Intisari - Online.com -Kementerian Pertahanan Indonesia baru saja menandatangani kerja sama dengan Perancis untuk pembelian total 42 pesawat tempur Dassault Rafale generasi 4,5.
Pembelian akan dilakukan secara bertahap, dengan langkah awal membeli 6 pesawat yang didatangkan memperkuat alutsista TNI AU.
Langkah Prabowo Subianto membeli jet tempur ini dianggap sebagai jawaban atas desakan evaluasi dan modernisasi alutsista milik TNI yang sebelumnya disuarakan berbagai pihak.
Dassault Rafale sendiri merupakan salah satu jet tempur unggulan dari Perancis.
Ulasan mengenai keberhasilan pesawat ini bercampur.
Namun di tahun 2016, pesawat ini begitu diincar oleh India.
Apa yang menyebabkan India menginginkan pesawat ini?
Melansir The National Interest, tahun 2016 lalu India membeli 36 unit Dassault Rafale.
Pejabat India mengatakan jet itu bisa membawa bom nuklir dan jet dipakai "sebagai sistem pengiriman airborne strategis."
Ungkapan itu adalah ungkapan sopan mengatakan jet tempur yang diincar India bisa menjatuhkan nuklir.
Ini adalah salah satu misi yang mana Dassault Aviation rancang Rafale bisa melakukannya.
Penjualan 36 unit Rafale ke India tahun 2016 itu juga merupakan pengiriman paling penting bagi perkembangan senjata nuklir New Delhi.
"Kami harapkan tingkat kerjasama yang sama dari Perancis ketika kami memodifikasi dan menggunakan Rafale untuk peran itu," ujar pejabat militer kedua ke The Indian Express.
Ada alasan mengapa India memilih pembelian senjata dari Perancis.
India pernah meledakkan lima bom nuklir dalam dua hari di tahun 1998, menyebabkan India menjadi negara bersenjata nuklir.
Beberapa minggu kemudian, Pakistan meledakkan lima nuklir di lokasi tes bawah tanah.
Amerika Serikat memberi sanksi kepada dua negara.
Namun Perancis tidak memberlakukan sanksi.
Tidak sebanding dengan F-35
Rafale generasi keempat dinyatakan menggantikan jet tempur Perancis Mirage 2000 generasi keempat.
Pakar menyebut Dassault Rafale tidak bisa menandingi F-35 buatan Lockheed Martin.
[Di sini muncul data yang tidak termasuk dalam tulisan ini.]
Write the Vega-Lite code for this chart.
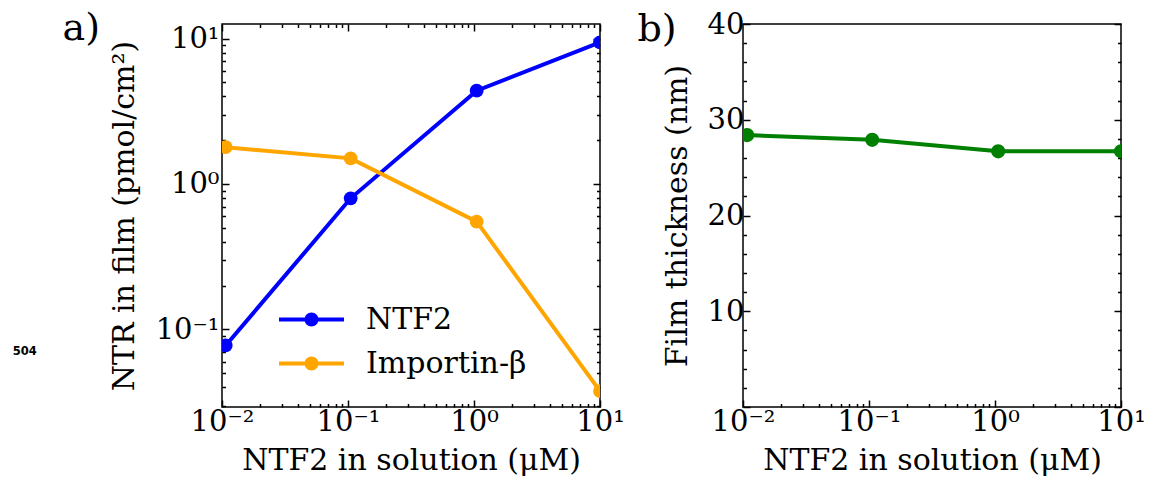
{
  "$schema": "https://vega.github.io/schema/vega-lite/v6.json",
  "padding": {"left": 12, "top": 8, "right": 5, "bottom": 5},
  "background": "white",
  "config": {
    "font": "DejaVu Serif",
    "view": {"stroke": "black", "strokeWidth": 1.5},
    "axis": {
      "domain": false, "grid": false,
      "labelFont": "DejaVu Serif", "labelFontSize": 29, "labelColor": "black",
      "titleFont": "DejaVu Serif", "titleFontSize": 30, "titleFontWeight": "normal", "titleColor": "black",
      "tickColor": "black", "tickWidth": 1.5,
      "labelFlush": false, "labelOverlap": false
    }
  },
  "resolve": {"scale": {"x": "independent", "y": "independent"}},
  "spacing": 10,
  "hconcat": [
    {
      "width": 378, "height": 383,
      "layer": [
        {
          "data": {"values": [
            {"x": 0.0107, "v": 0.0776, "s": "NTF2"},
            {"x": 0.105, "v": 0.797, "s": "NTF2"},
            {"x": 1.05, "v": 4.38, "s": "NTF2"},
            {"x": 10, "v": 9.42, "s": "NTF2"},
            {"x": 0.0107, "v": 1.79, "s": "Importin-β"},
            {"x": 0.105, "v": 1.50, "s": "Importin-β"},
            {"x": 1.05, "v": 0.551, "s": "Importin-β"},
            {"x": 10, "v": 0.0377, "s": "Importin-β"}
          ]},
          "layer": [
            {
              "mark": {"type": "line", "strokeWidth": 4, "clip": true},
              "encoding": {
                "x": {"field": "x", "type": "quantitative",
                  "scale": {"type": "log", "domain": [0.01, 10], "nice": false},
                  "axis": {"orient": "bottom", "title": "NTF2 in solution (μM)",
                    "values": [0.01,0.02,0.03,0.04,0.05,0.06,0.07,0.08,0.09,0.1,0.2,0.3,0.4,0.5,0.6,0.7,0.8,0.9,1,2,3,4,5,6,7,8,9,10],
                    "tickSize": {"condition": {"test": "abs(log(datum.value)/LN10 - round(log(datum.value)/LN10)) < 0.001", "value": -7}, "value": -3.5},
                    "labelExpr": "abs(log(datum.value)/LN10 - round(log(datum.value)/LN10)) > 0.001 ? '' : datum.value < 0.05 ? '10⁻²' : datum.value < 0.5 ? '10⁻¹' : datum.value < 5 ? '10⁰' : '10¹'",
                    "labelPadding": 7, "titlePadding": 6}},
                "y": {"field": "v", "type": "quantitative",
                  "scale": {"type": "log", "domain": [0.0293, 12.58], "nice": false},
                  "axis": {"orient": "left", "title": "NTR in film (pmol/cm²)",
                    "values": [0.03,0.04,0.05,0.06,0.07,0.08,0.09,0.1,0.2,0.3,0.4,0.5,0.6,0.7,0.8,0.9,1,2,3,4,5,6,7,8,9,10],
                    "tickSize": {"condition": {"test": "abs(log(datum.value)/LN10 - round(log(datum.value)/LN10)) < 0.001", "value": -7}, "value": -3.5},
                    "labelExpr": "abs(log(datum.value)/LN10 - round(log(datum.value)/LN10)) > 0.001 ? '' : datum.value < 0.5 ? '10⁻¹' : datum.value < 5 ? '10⁰' : '10¹'",
                    "labelPadding": 10, "titlePadding": 16}},
                "color": {"field": "s", "type": "nominal",
                  "scale": {"domain": ["NTF2", "Importin-β"], "range": ["#0000ff", "#ffa500"]},
                  "legend": {"orient": "none", "legendX": 73, "legendY": 279, "title": null,
                    "symbolType": "M-2,-0.12L2,-0.12L2,0.12L-2,0.12Z M0.43,0A0.43,0.43,0,1,1,-0.43,0A0.43,0.43,0,1,1,0.43,0Z",
                    "symbolSize": 1056, "symbolStrokeWidth": 0, "symbolOpacity": 1,
                    "labelFont": "DejaVu Serif", "labelFontSize": 30, "labelColor": "black", "labelLimit": 400,
                    "labelOffset": 38, "rowPadding": 12,
                    "encode": {"symbols": {"update": {"fill": {"scale": "color", "field": "value"}, "strokeWidth": {"value": 0}, "opacity": {"value": 1}}}}}}
              }
            },
            {
              "mark": {"type": "point", "filled": true, "size": 190, "opacity": 1, "clip": true},
              "encoding": {
                "x": {"field": "x", "type": "quantitative",
                  "axis": {"orient": "top", "labels": false,
                    "values": [0.01,0.02,0.03,0.04,0.05,0.06,0.07,0.08,0.09,0.1,0.2,0.3,0.4,0.5,0.6,0.7,0.8,0.9,1,2,3,4,5,6,7,8,9,10],
                    "tickSize": {"condition": {"test": "abs(log(datum.value)/LN10 - round(log(datum.value)/LN10)) < 0.001", "value": -7}, "value": -3.5},
                    "title": "a)", "titleX": -160, "titleY": 15, "titleAlign": "left", "titleBaseline": "alphabetic", "titleAngle": 0, "titleFontSize": 38}},
                "y": {"field": "v", "type": "quantitative",
                  "axis": {"orient": "right", "title": null, "labels": false,
                    "values": [0.03,0.04,0.05,0.06,0.07,0.08,0.09,0.1,0.2,0.3,0.4,0.5,0.6,0.7,0.8,0.9,1,2,3,4,5,6,7,8,9,10],
                    "tickSize": {"condition": {"test": "abs(log(datum.value)/LN10 - round(log(datum.value)/LN10)) < 0.001", "value": -7}, "value": -3.5}}},
                "color": {"field": "s", "type": "nominal",
                  "legend": {"orient": "none", "legendX": 73, "legendY": 279, "title": null,
                    "symbolType": "M-2,-0.12L2,-0.12L2,0.12L-2,0.12Z M0.43,0A0.43,0.43,0,1,1,-0.43,0A0.43,0.43,0,1,1,0.43,0Z",
                    "symbolSize": 1056, "symbolStrokeWidth": 0, "symbolOpacity": 1,
                    "labelFont": "DejaVu Serif", "labelFontSize": 30, "labelColor": "black", "labelLimit": 400,
                    "labelOffset": 38, "rowPadding": 12,
                    "encode": {"symbols": {"update": {"fill": {"scale": "color", "field": "value"}, "strokeWidth": {"value": 0}, "opacity": {"value": 1}}}}}}
              }
            }
          ]
        },
        {
          "data": {"values": [{"x": 0.000272, "v": 0.0698, "label": "504"}]},
          "mark": {"type": "text", "font": "DejaVu Sans", "fontWeight": "bold", "fontSize": 11.5, "color": "black", "clip": false},
          "encoding": {
            "x": {"field": "x", "type": "quantitative", "axis": null},
            "y": {"field": "v", "type": "quantitative", "axis": null},
            "text": {"field": "label"}
          }
        }
      ],
      "resolve": {"axis": {"x": "independent", "y": "independent"}}
    },
    {
      "width": 378, "height": 383,
      "data": {"values": [
        {"x": 0.0108, "t": 28.4},
        {"x": 0.106, "t": 27.9},
        {"x": 1.06, "t": 26.7},
        {"x": 10, "t": 26.7}
      ]},
      "layer": [
        {
          "mark": {"type": "line", "strokeWidth": 4, "color": "#008000", "clip": true},
          "encoding": {
            "x": {"field": "x", "type": "quantitative",
              "scale": {"type": "log", "domain": [0.01, 10], "nice": false},
              "axis": {"orient": "bottom", "title": "NTF2 in solution (μM)",
                "values": [0.01,0.02,0.03,0.04,0.05,0.06,0.07,0.08,0.09,0.1,0.2,0.3,0.4,0.5,0.6,0.7,0.8,0.9,1,2,3,4,5,6,7,8,9,10],
                "tickSize": {"condition": {"test": "abs(log(datum.value)/LN10 - round(log(datum.value)/LN10)) < 0.001", "value": -7}, "value": -3.5},
                "labelExpr": "abs(log(datum.value)/LN10 - round(log(datum.value)/LN10)) > 0.001 ? '' : datum.value < 0.05 ? '10⁻²' : datum.value < 0.5 ? '10⁻¹' : datum.value < 5 ? '10⁰' : '10¹'",
                "labelPadding": 7, "titlePadding": 6}},
            "y": {"field": "t", "type": "quantitative",
              "scale": {"domain": [0, 40], "nice": false, "zero": false},
              "axis": {"orient": "left", "title": "Film thickness (nm)",
                "values": [0,2,4,6,8,10,12,14,16,18,20,22,24,26,28,30,32,34,36,38,40],
                "tickSize": {"condition": {"test": "datum.value % 10 == 0", "value": -7}, "value": -3.5},
                "labelExpr": "datum.value % 10 == 0 && datum.value > 0 ? datum.label : ''",
                "labelPadding": 6, "titlePadding": 15}}
          }
        },
        {
          "mark": {"type": "point", "filled": true, "size": 200, "opacity": 1, "color": "#008000", "clip": true},
          "encoding": {
            "x": {"field": "x", "type": "quantitative",
              "axis": {"orient": "top", "labels": false, "ticks": false, "values": [],
                "title": "b)", "titleX": -106, "titleY": 16, "titleAlign": "left", "titleBaseline": "alphabetic", "titleAngle": 0, "titleFontSize": 38}},
            "y": {"field": "t", "type": "quantitative",
              "axis": {"orient": "right", "title": null, "labels": false,
                "values": [0,2,4,6,8,10,12,14,16,18,20,22,24,26,28,30,32,34,36,38,40],
                "tickSize": {"condition": {"test": "datum.value % 10 == 0", "value": -7}, "value": -3.5}}}
          }
        }
      ],
      "resolve": {"axis": {"x": "independent", "y": "independent"}}
    }
  ]
}
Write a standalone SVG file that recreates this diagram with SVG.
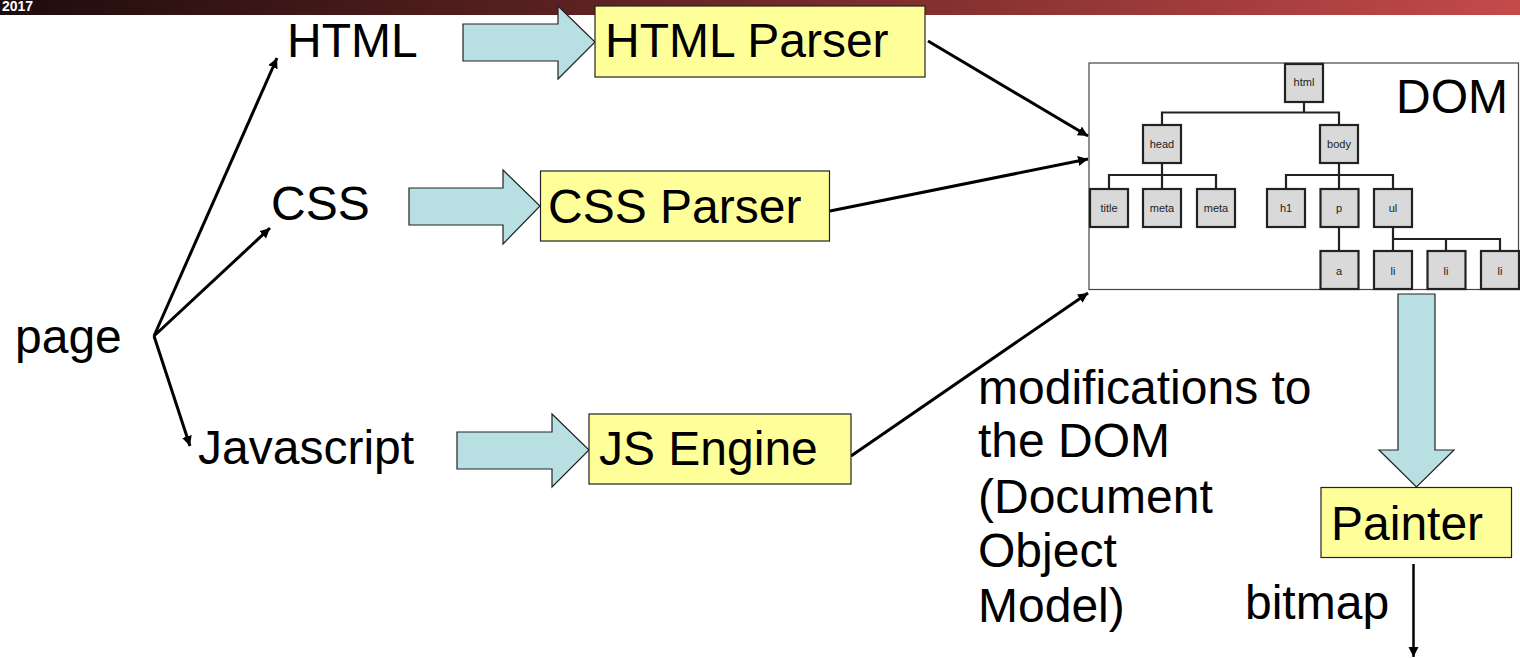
<svg xmlns="http://www.w3.org/2000/svg" width="1520" height="658" viewBox="0 0 1520 658">
<style>
text{font-family:"Liberation Sans",Arial,sans-serif;fill:#000}
.big{font-size:48px}
.t{font-size:11px;text-anchor:middle;fill:#222}
.block{fill:#b8dfe2;stroke:#222;stroke-width:1.2}
.proc{fill:#ffff99;stroke:#222;stroke-width:1.2}
.n{fill:#d9d9d9;stroke:#222;stroke-width:2.2}
.tree{fill:none;stroke:#222;stroke-width:2.2}
.c{fill:none;stroke:#000;stroke-width:3;marker-end:url(#a)}
.c2{fill:none;stroke:#000;stroke-width:2.5;marker-end:url(#a)}
</style>
<defs>
<linearGradient id="g" x1="0" x2="1" y1="0" y2="0"><stop offset="0" stop-color="#1e0c0c"/><stop offset="0.5" stop-color="#702828"/><stop offset="1" stop-color="#c44a4a"/></linearGradient>
<marker id="a" markerUnits="userSpaceOnUse" markerWidth="12" markerHeight="12" refX="10" refY="5" orient="auto"><path d="M0 0L10 5L0 10Z" fill="#000"/></marker>
</defs>
<rect id="banner" x="0" y="0" width="1520" height="15" fill="url(#g)"/>
<text x="2" y="11" style="font-size:14px;font-weight:bold;fill:#fff">2017</text>
<g id="dom"><rect x="1089" y="63" width="429.500" height="226.500" fill="#fff" stroke="#444" stroke-width="1.200"/><text x="1396" y="113" class="big">DOM</text></g>
<g id="connectors">
<path class="c" d="M154 336L277 58"/>
<path class="c" d="M154 336L270 228"/>
<path class="c" d="M154 336L190 446"/>
<path class="c" d="M928 41L1088 136"/>
<path class="c" d="M830 211L1088 159"/>
<path class="c" d="M851 456L1088 293"/>
<path class="c2" d="M1413.500 564L1413.500 657"/>
<path class="tree" d="M1304 102V112.500H1162V125M1304 112.500H1339V125M1162 163V175H1109V189M1162 175V189M1162 175H1216V189M1339 163V175H1286V189M1339 175V189M1339 175H1393V189M1339 227V251M1393 227V251M1393 239H1500V251M1446 239V251"/>
</g>
<g id="n-html"><rect class="n" x="1285" y="64" width="38" height="38"/><text class="t" x="1304" y="86">html</text></g>
<g id="n-head"><rect class="n" x="1143" y="125" width="38" height="38"/><text class="t" x="1162" y="148">head</text></g>
<g id="n-body"><rect class="n" x="1320" y="125" width="38" height="38"/><text class="t" x="1339" y="148">body</text></g>
<g id="n-title"><rect class="n" x="1090" y="189" width="38" height="38"/><text class="t" x="1109" y="212">title</text></g>
<g id="n-meta1"><rect class="n" x="1143" y="189" width="38" height="38"/><text class="t" x="1162" y="212">meta</text></g>
<g id="n-meta2"><rect class="n" x="1197" y="189" width="38" height="38"/><text class="t" x="1216" y="212">meta</text></g>
<g id="n-h1"><rect class="n" x="1267" y="189" width="38" height="38"/><text class="t" x="1286" y="212">h1</text></g>
<g id="n-p"><rect class="n" x="1320.500" y="189" width="38" height="38"/><text class="t" x="1339" y="212">p</text></g>
<g id="n-ul"><rect class="n" x="1374" y="189" width="38" height="38"/><text class="t" x="1393" y="212">ul</text></g>
<g id="n-a"><rect class="n" x="1320.500" y="251" width="38" height="38"/><text class="t" x="1339" y="275">a</text></g>
<g id="n-li1"><rect class="n" x="1374" y="251" width="38" height="38"/><text class="t" x="1393" y="275">li</text></g>
<g id="n-li2"><rect class="n" x="1427.500" y="251" width="38" height="38"/><text class="t" x="1446" y="275">li</text></g>
<g id="n-li3"><rect class="n" x="1481" y="251" width="38" height="38"/><text class="t" x="1500" y="275">li</text></g>
<g id="arrow-html"><path class="block" d="M463 24H558V6L595 42L558 79V61H463Z"/></g>
<g id="arrow-css"><path class="block" d="M409 188H503V170L540 206L503 244V225H409Z"/></g>
<g id="arrow-js"><path class="block" d="M457 432H552V414L589 450L552 487V469H457Z"/></g>
<g id="arrow-paint"><path class="block" d="M1398 294H1435V450H1454L1416.500 487L1379 450H1398Z"/></g>
<g id="html-parser"><rect class="proc" x="595" y="6" width="330" height="71"/><text class="big" x="605" y="57">HTML Parser</text></g>
<g id="css-parser"><rect class="proc" x="540.500" y="171" width="289" height="70"/><text class="big" x="548" y="223">CSS Parser</text></g>
<g id="js-engine"><rect class="proc" x="589" y="414" width="262" height="70"/><text class="big" x="599" y="464.500">JS Engine</text></g>
<g id="painter"><rect class="proc" x="1321" y="487.500" width="190.500" height="70"/><text class="big" x="1331" y="540">Painter</text></g>
<g id="labels">
<text class="big" x="287" y="57">HTML</text>
<text class="big" x="271" y="220">CSS</text>
<text class="big" x="15" y="353">page</text>
<text class="big" x="198" y="464">Javascript</text>
<text class="big" x="978" y="404">modifications to</text>
<text class="big" x="978" y="457">the DOM</text>
<text class="big" x="978" y="512.500">(Document</text>
<text class="big" x="978" y="567">Object</text>
<text class="big" x="978" y="622">Model)</text>
<text class="big" x="1245" y="619">bitmap</text>
</g>
</svg>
Pada Januari 2019, Menteri Pertahanan Prancis Florence Parly mengumumkan Prancis akan berkomitmen $2,3 miliar untuk mengembangkan generasi F4 dari pesawat tempur multiperan bermesin ganda Dassault Rafale.
Ini akan mencakup produksi pada tahun 2022–2024 dari dua puluh delapan pesanan asli 180 Rafale terakhir, diikuti dengan pembelian tiga puluh Rafales F4.2 tambahan antara tahun 2027–2030, dengan total 210 unit.
Sejak 2008, Perancis telah mengerahkan Rafale berbasis darat dan kapal induk ke dalam pertempuran di Afghanistan, Irak, Libya, Mali dan Suriah.
Rafale dinamai dari bahasa Perancis yang artinya "letupan api", dan walaupun menggabungkan teknologi siluman, Rafale bukan pesawat siluman sejati seperti F-35.
Sayap dan badan pesawat jet Prancis terutama terdiri dari bahan komposit penyerap radar dan titanium ringan.
Fitur desain tersembunyi lainnya termasuk saluran masuk mesin berbentuk S, tepi bergerigi, dan skema pendinginan saluran pembuangan yang dirancang untuk mengurangi tanda inframerah.
Radar Cross Section (RCS) milik Rafale berukuran sedikit di atas satu meter persegi, sebanding dengan rekan-rekan seperti Super Hornet dan Typhoon.
Namun urutan besarnya lebih besar daripada jet F-35.
Keunggulan Rafale dibandingkan F-35 adalah jauh lebih gesit, dengan tingkat pendakian yang superior, kinerja belokan yang berkelanjutan, dan kemampuan untuk melakukan super-cruise dengan kecepatan Mach 1.4 sambil membawa senjata.
Mach adalah satuan kecepatan suara dengan perbandingan dengan kilometer per jam adalah Mach 1 setara dengan 1.234,8 km/jam.
Kecepatan Mach 1,4 berarti setara dengan 1.728,72 km/jam.